Yesterday was my big 22 and I didn't feel much different. I went out for luch with my mom and one of my brothers, then went shopping (just to dollarama). I then went out again in the afternoon for a movie and a dinner and didn't end up back home till this morning. (don't ask cause i'm not gonna give details). I had felt like I had a great time but I feel alone right now.


This time of year really sucks. I love all of the presents and the hanging with family and stuff, but there's one thing missing. And its really hard to not think about that now. Especially with my bestest friend being away with her bf. I'm trying not to think of that. Don't get me wrong, I'm happy that they are happy together. But just knowing about them makes me cry. But if its one thing that I've learned is to find someone to put me as number one. I don't feel like i'm number one anymore and I keep letting myself slip back into someone that I'm not enjoying. Every time that I slip, I feel awesome for just that short period of time and then go into a depressed state of mind. Like i'm in right now. I'm tired of being put in second place. I'm tired of tired of something or someone being chosen over me. I'm tired of having something I love be taken away by someone whom I trusted with my life. I'm tired of waiting, being in limbo, and the endless wondering if something is going to happen or what is going to happen. I want the comfort, satisfaction and the support from someone who wants to give it to me. I don't know if I love the person who I once loved anymore. Yes, there are lingering feelings but I don't think I love him anymore. Too many broken hearts, too many tearful nights, and all the reading material that I've gone through since the end of summer (including two self help books which explained so much to me). I want to love him again but I don't think it's possible anymore. He wants time to sort his life out and for me not to wait, but I think somewhere in the back of his heart and mind he wants and expects me to wait. I dunno why I do this to myself. I get into that state of mind where I think i'm happy but then I come crashing down in the end. I want that happiness but is it really out there? are my standards too high? I think its time for a vacation. Or maybe to get a job outside of the city. Then maybe i'll be able to think straight and move on with my life.

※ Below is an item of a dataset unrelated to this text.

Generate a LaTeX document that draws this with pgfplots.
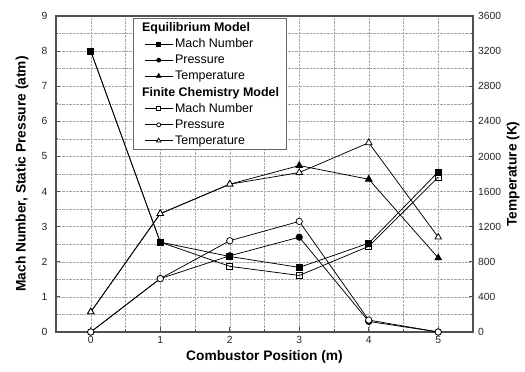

All I want to do is curl up to a chick flick, with a quart of ice cream and cry till there's no tomm. But I can't do that because there's company over for xmas and when they leave, i've gotta clean and disenfect everything.

1 Comments:

Anonymous Anonymous said...

so what ya flirted INNOCENTLY with someone...oooo its not like ur gonna marry him tina bo bina. enjoy the little flirtations its fun and its innocent, nuff said.

like hell im not gonna ask for details! phish what kind of nosy friend would i be? haha!